Fifteen Tucson police officers have been named in a $3 million claim stemming from a February protest downtown that resulted in members of the crowd being pepper sprayed and pushed down by police.
The Feb. 16 rally and march outside the federal building on West Congress Street was planned by a local political group in conjunction with the National Day Without Immigrants, according to the claim, which was filed last month with the city.
Lucha Unida de Padres y Estudiantes organized the march to “highlight and object to the anti-immigrant views of the recently elected administration,” attempted federal Muslim ban at airports and nationwide efforts to step-up immigration raids, the claim said.
The event started at 4:30 p.m. with speeches against deportation raids that finished shortly before 6 p.m., when attendees tried to march across North Granada Avenue toward the event’s final location of Armory Park, the claim said.
Protest organizers and participants “had no intention to block the roadway,” but rather use the public roadway to “peacefully assemble and to express their grievances,” according to the claim.
Earlier in the year, large crowds of protesters marched through the streets of downtown for Inauguration Day and the Women’s March, with police making no attempts to stop people from walking in the road, the claim said.
While protesters at this event expected things to be the same, officers instead attempted to block the street and prevent the protesters from “using the public roadway to express their opposition of the new administration’s anti-immigrant policies,” according to the claim.
Instead of police vehicles leading the marchers, as had been done in previous protests, the cars “flipped around across both eastbound lanes of Congress, blocking vehicle traffic.” When protesters tried to walk around the vehicles, officers prevented them from doing so, the claim said.
“TPD officers physically arrested four protesters after dragging a screaming protester across the pavement, and officers Green and Guevara, and others discharged their department-issued pepper spray at claimants and others,” the claim says.
Because the identities of the officers involved were obtained through the police report of the incident, only last names and badge numbers were listed on the claim, said attorney Paul Gattone. The Tucson Police Department did not respond to the Star’s request for the two officers’ first names.
The claim says Green “violently pushed” one of the plaintiffs, 78-year-old Fritzi Redgrave, to the ground and lied about doing so in his police report.
TPD’s response prevented the protesters from “exercising their constitutionally protected rights of speech, assembly and requesting changes in U.S. deportation policy and local government cooperation with ICE agents in holding undocumented residents in custody,” the claim says.
By the end of the event, four protesters were arrested. Police took them to the Pima County jail, booking three on felony charges for assault of a police officer. Several weeks later, Pima County Attorney Barbara LaWall dropped the felony charges, the claim said.
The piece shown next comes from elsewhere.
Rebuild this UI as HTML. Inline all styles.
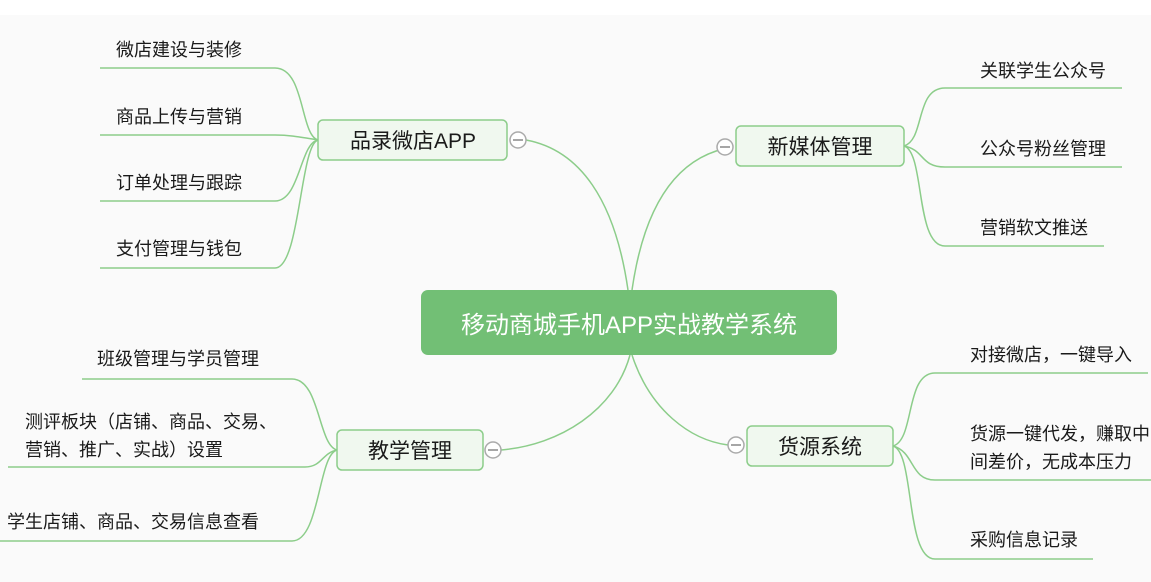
<!DOCTYPE html>
<html><head><meta charset="utf-8"><style>
html,body{margin:0;padding:0;}
body{width:1151px;height:577px;background:#fafafa;overflow:hidden;font-family:"Liberation Sans","Noto Sans CJK SC",sans-serif;}
svg text{font-family:"Liberation Sans","Noto Sans CJK SC",sans-serif;fill:#1a1a1a;}
</style></head><body>
<svg width="1151" height="577" viewBox="0 0 1151 577" xmlns="http://www.w3.org/2000/svg">
<rect x="0" y="0" width="1151" height="15" fill="#ffffff"/>
<g fill="none" stroke="#8ccd8a" stroke-width="1.5">
<path d="M628 290 C615 200 580 150 526 140"/>
<path d="M632 290 C645 200 680 155 733 147"/>
<path d="M630 355 C615 410 560 445 501 450"/>
<path d="M632 355 C650 410 690 440 728 445"/>
<path d="M318 140 C300 135 305 68 275 68 L100 68"/>
<path d="M318 140 C300 137 290 135 275 135 L100 135"/>
<path d="M318 140 C300 143 300 201 275 201 L100 201"/>
<path d="M318 140 C300 145 300 268 275 268 L100 268"/>
<path d="M904 146 C925 140 915 88 945 88 L1122 88"/>
<path d="M904 146 C925 150 920 167 945 167 L1122 167"/>
<path d="M904 146 C925 152 915 246 945 246 L1104 246"/>
<path d="M337 450 C318 445 320 379 292 379 L82 379"/>
<path d="M337 450 C322 453 322 467 305 467 L8 467"/>
<path d="M337 450 C318 455 320 541 292 541 L0 541"/>
<path d="M893 446 C915 440 905 373 935 373 L1148 373"/>
<path d="M893 446 C915 452 910 480 935 480 L1151 480"/>
<path d="M893 446 C915 452 905 559 935 559 L1093 559"/>
</g>
<rect x="421" y="290" width="416" height="65" rx="7" fill="#72bf75"/>
<text x="629" y="333" font-size="24" text-anchor="middle" style="fill:#fff">移动商城手机APP实战教学系统</text>
<g fill="#f0f8ef" stroke="#8ccd8a" stroke-width="1.5">
<rect x="318" y="120" width="189" height="40" rx="5"/>
<rect x="736" y="126" width="168" height="40" rx="5"/>
<rect x="337" y="430" width="146" height="40" rx="5"/>
<rect x="747" y="426" width="146" height="40" rx="5"/>
</g>
<g font-size="21" text-anchor="middle">
<text x="413" y="148">品录微店APP</text>
<text x="820" y="154">新媒体管理</text>
<text x="410" y="458">教学管理</text>
<text x="820" y="454">货源系统</text>
</g>
<g fill="#fff" stroke="#aaa" stroke-width="1.5">
<circle cx="518" cy="140" r="8"/>
<circle cx="725" cy="147" r="8"/>
<circle cx="493" cy="450" r="8"/>
<circle cx="736" cy="445" r="8"/>
</g>
<g stroke="#888" stroke-width="1.5">
<line x1="513" y1="140" x2="523" y2="140"/>
<line x1="720" y1="147" x2="730" y2="147"/>
<line x1="488" y1="450" x2="498" y2="450"/>
<line x1="731" y1="445" x2="741" y2="445"/>
</g>
<g font-size="18">
<text x="116" y="56">微店建设与装修</text>
<text x="116" y="123">商品上传与营销</text>
<text x="116" y="189">订单处理与跟踪</text>
<text x="116" y="255">支付管理与钱包</text>
<text x="980" y="77">关联学生公众号</text>
<text x="980" y="155">公众号粉丝管理</text>
<text x="980" y="234">营销软文推送</text>
<text x="97" y="365">班级管理与学员管理</text>
<text x="25" y="428">测评板块（店铺、商品、交易、</text>
<text x="25" y="456">营销、推广、实战）设置</text>
<text x="7" y="528">学生店铺、商品、交易信息查看</text>
<text x="970" y="361">对接微店，一键导入</text>
<text x="970" y="440">货源一键代发，赚取中</text>
<text x="970" y="468">间差价，无成本压力</text>
<text x="970" y="546">采购信息记录</text>
</g>
</svg>
</body></html>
In addition to the group and Redgrave, the plaintiffs in the claim are Zaira Livier Serrato, Edward Cott, Steffanny Cott, Brittany Fitzgerald, David Archuleta, Rolande Baker, Heidi Reynolds-Stenson, Lena Rothman, Josh Dunlap, Joan Cichon, Alexander Wycoff and Fiona Grugan.
The claim details different dollar amounts requested by each plaintiff, ranging from $150,000 to $350,000.
Cichon was one of the people charged with assaulting a police officer, which she denies in the claim, saying that she was trying to take a video of another person being arrested when Officer Green opened his vehicle door into her torso and knocked her off balance.
She told Green that he’d hit her with the door, but instead of responding, Green opened the door a second time, swinging it directly at Cichon, the claim said. The 68-year-old Cichon, not wanting to be hit by the door a second time, put her hands up to stop it, after which Green grabbed her and put her into handcuffs, according to the claim.
While there are 13 other officers named in the claim, Green and Guevara had the most involvement with the protesters, Gattone said.
The chaos that ensued could have easily been avoided if police had just let the marchers to proceed, Gattone said. “It would have been a minor disruption of traffic downtown,” he said.
The group is prepared to go forward with litigation if the city fails to settle the claim by Oct. 15, which is the 60-day deadline after which the statute considers the lack of response to be a rejection, Gattone said.
TPD is unable to comment on pending legal cases, said spokesman Sgt. Pete Dugan.
Police said previously the event was peaceful until many protesters entered the road and began disrupting traffic on Congress. An officer was struck from behind and when officers tried to take the suspect into custody, members of the crowd surrounded the officers and some protesters locked arms and stood in front of a police vehicle, according to Star archives. Three officers suffered minor injuries, police said at the time.
In April, the department said two officers were under investigation by the office of professional standards for the incident, one for using pepper spray. Dugan said Friday the investigation is still open.